It is common for the Mostra to venture into territory where historical memory and personal fractures become cinematic material. It is therefore not surprising that it is László Nemes who offers one of the most intense and devastating approaches. With Orphan, the Hungarian director returns to territory that is both intimate and universal: the wounded memory of 20th-century Europe. Set in Budapest in 1957, shortly after the uprising against the communist regime, the film revolves around the perspective of Andor, a twelve-year-old Jewish boy who has grown up under the idealized myth of a dead father. The appearance of a man who claims to be his father suddenly destroys that construct, forcing the viewer to witness the fracture of a teenager’s identity forged on absence.

The young actor Bojtorján Barabás in Orphan.
The story is based on the director’s own biography: his father’s childhood serves as the starting point, although the script —written together with Clara Royer— expands the story into a broader fresco, where the intimate is mixed with historical oppression and the rubble of the postwar period. The result is a coming-of-age story marked by trauma and permeated by the impossibility of reconciling with the father figure. Nemes reaffirms his loyalty to celluloid here, convinced that only the texture of film can convey the density and discipline he seeks.

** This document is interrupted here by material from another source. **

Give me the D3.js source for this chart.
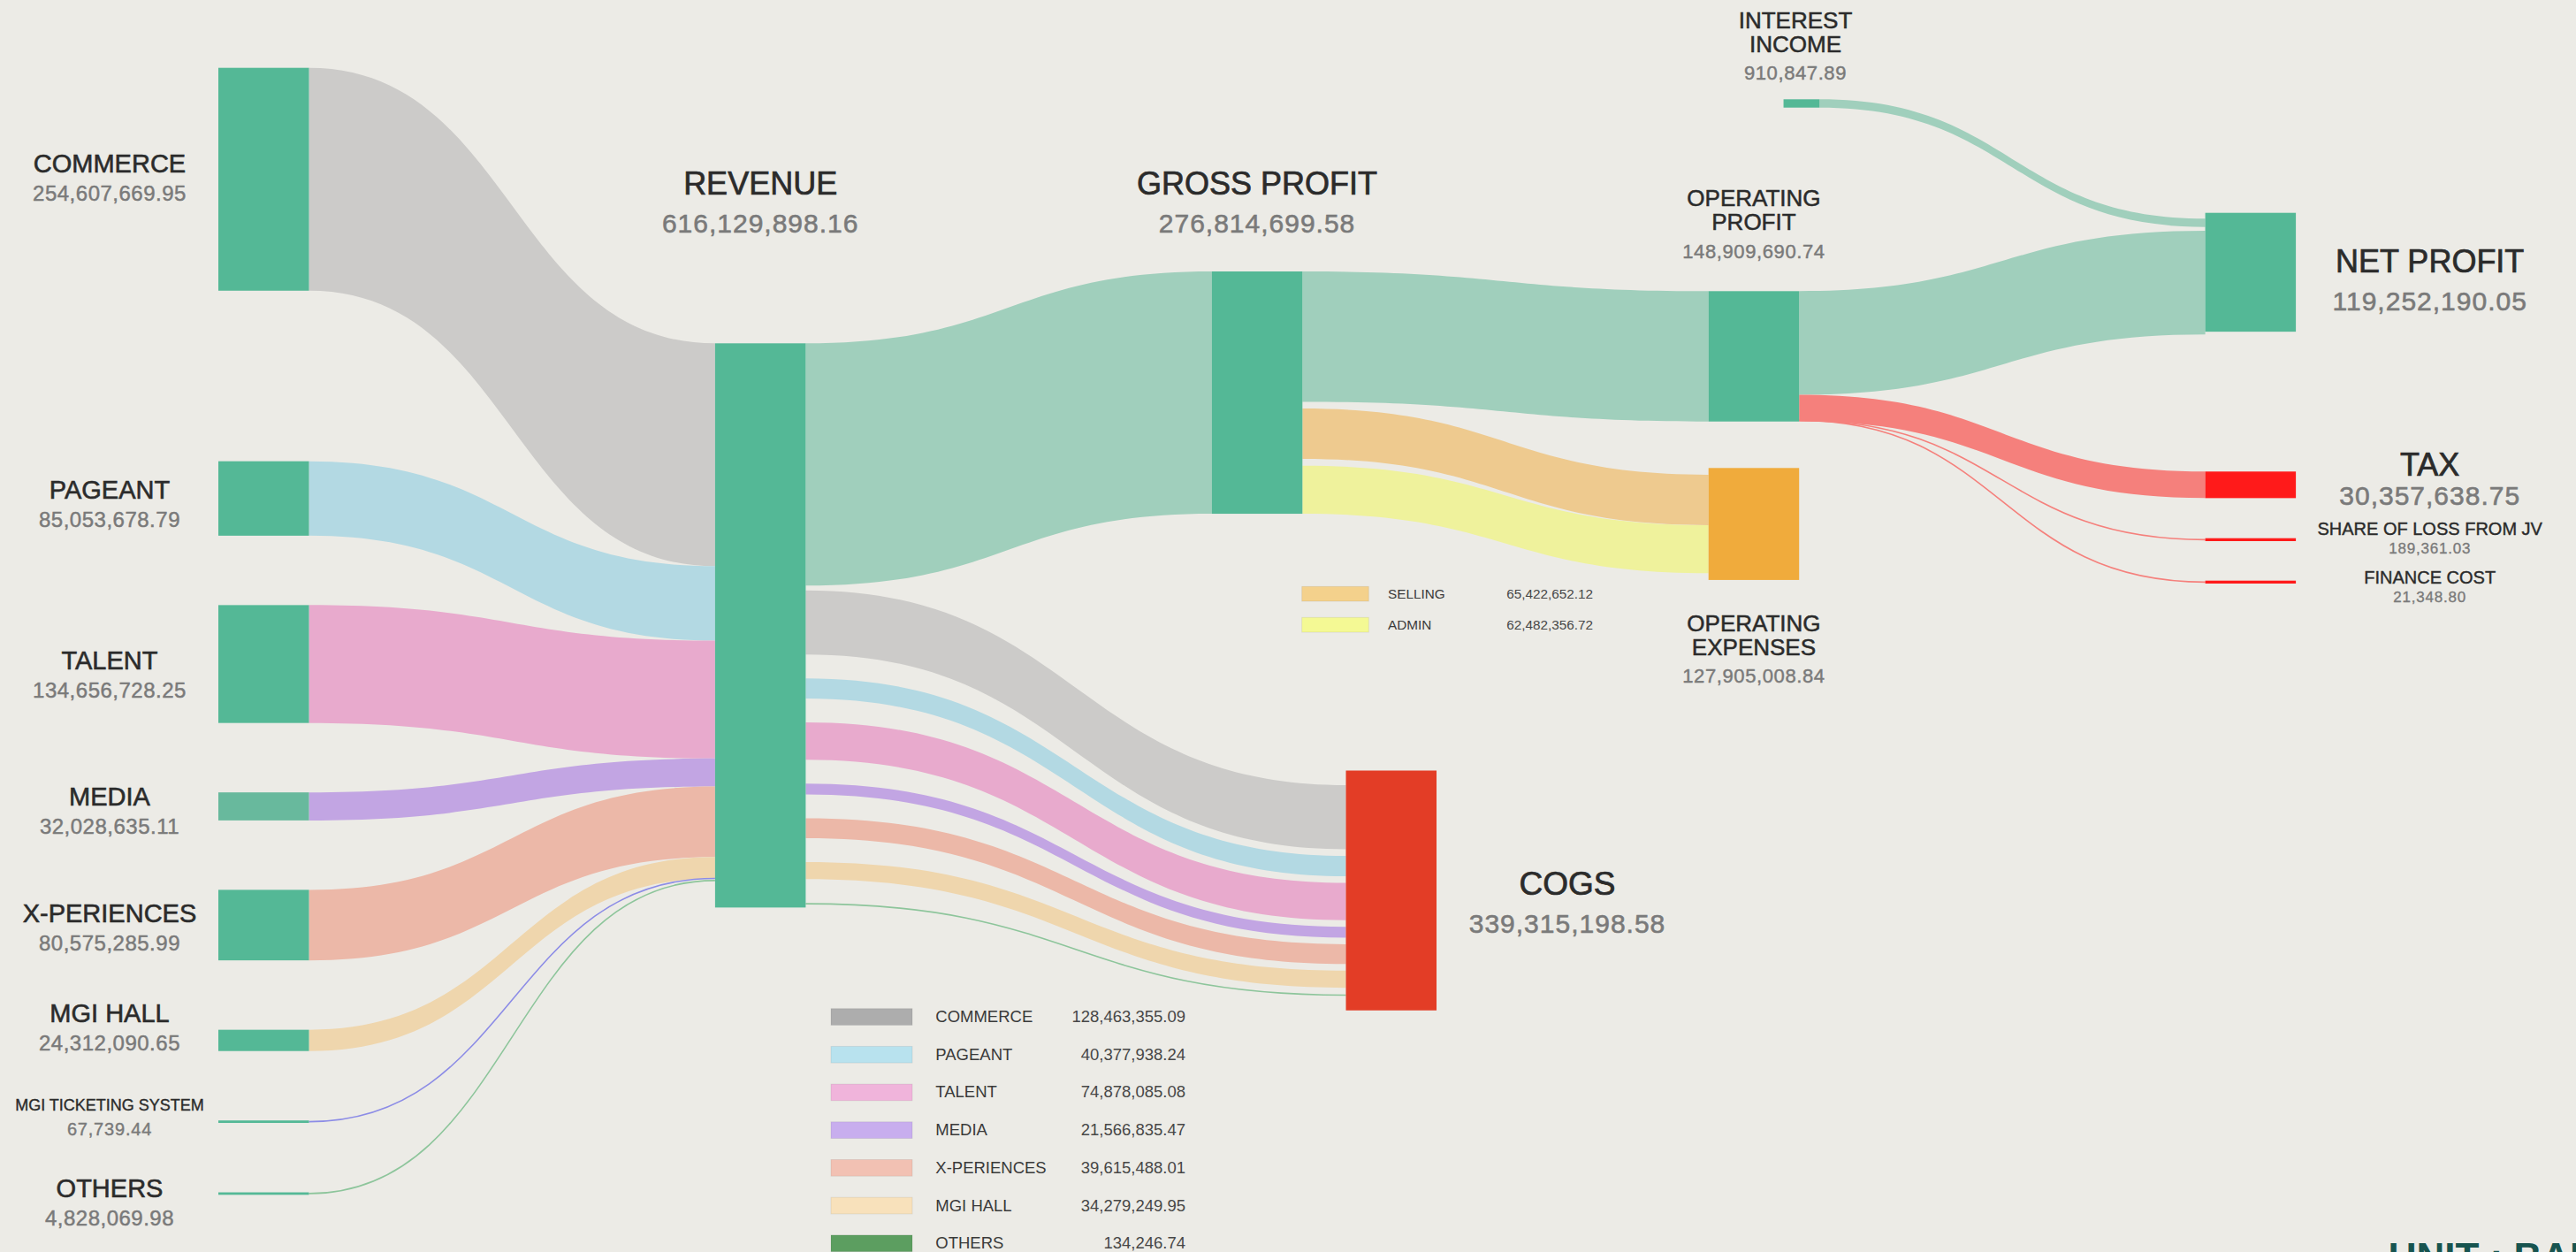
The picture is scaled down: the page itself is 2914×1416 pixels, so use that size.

Orphan (László Nemes, 2025).
With Mátyás Erdély‘s photography —where warm tones paradoxically provide a backdrop of constant coldness and anguish— each frame takes on a pictorial gravity: the gloom and silence weigh as heavily as the gestures, and the faces become surfaces where recent history continues to leave scars on the young Bojtorján Barabás, who carries the film with a presence that is both fragile and forceful. His face concentrates the vulnerability of someone who discovers that everything he believed to be true was a fiction, and that the truth only opens up a more painful void. Orphan thus settles into this devastated territory, offering neither relief nor escape: Andor’s adolescence is marked by a revelation that does not illuminate, but rather plunges him further into the shadow of an impossible fatherhood.

Jesse Plemons in Bugonia. © Atsushi Nishijima/Focus Features © 2025 All Rights Reserved.
In Bugonia, the third work seen at the festival, Yorgos Lanthimos once again confirms his ability to bring the unusual to the heart of our contemporary experience. What begins as an eccentric tale —two young men kidnap the director of a large pharmaceutical company, convinced that she is an alien— soon reveals itself to be a parable about paranoia, power, and the fragility of our certainties.
Will Tracy‘s script (Succession) avoids heavy-handedness and plays with ambiguity. Michelle’s confinement, played by Emma Stone, is not just an extreme situation: it is a distorting mirror in which the obsessions of Teddy and Don, who believe that women are aliens, are projected. Jesse Plemons brings to life a character dominated by anger and resentment, but at the same time pierced by a painful humanity, while Aidan Delbis, in his debut, brings freshness and vulnerability, embodying that moral compass that hesitates between loyalty and compassion. Opposite them, Stone delivers a hypnotic performance: behind the mask of the ruthless executive, she reveals nuances that challenge any initial perceptions.

Jesse Plemons in Bugonia © Atsushi Nishijima/Focus Features © 2025 All Rights Reserved.
With these magnificent actors, the Greek director transforms the basement where much of the film takes place into a veritable emotional laboratory, to which the VistaVision format also lends an almost pictorial quality, where the characters seem like figures trapped in a mural of existential tensions. A rigorous and disturbing aesthetic that oscillates throughout the film between the grotesque and the tragic, creating an atmosphere in which the comic and the sinister coexist without clear boundaries.

Jesse Plemons and Aodan Delbis in Bugonia. © Atsushi Nishijima/Focus Features © 2025 All Rights Reserved.
The score by Jerskin Fendrix (Poor Things) contributes decisively to this atmosphere, sustaining an emotional rollercoaster ride where intense bursts of sound alternate with abrupt silences that open up real chasms in the narrative. As is always the case with Lanthimos, the music does not accompany, but rather engages in dialogue: the orchestral passages release the contained violence, and the silences force the viewer to share in the characters’ agonizing wait. Thanks to this meticulous work on every creative aspect, Bugonia stands out as a fierce and surprisingly extravagant work. Beyond its premise, what lingers is the way the director draws us into a territory of uncertainty, where laughter freezes into shudders and reality appears as fragile as the beliefs we try to hold on to.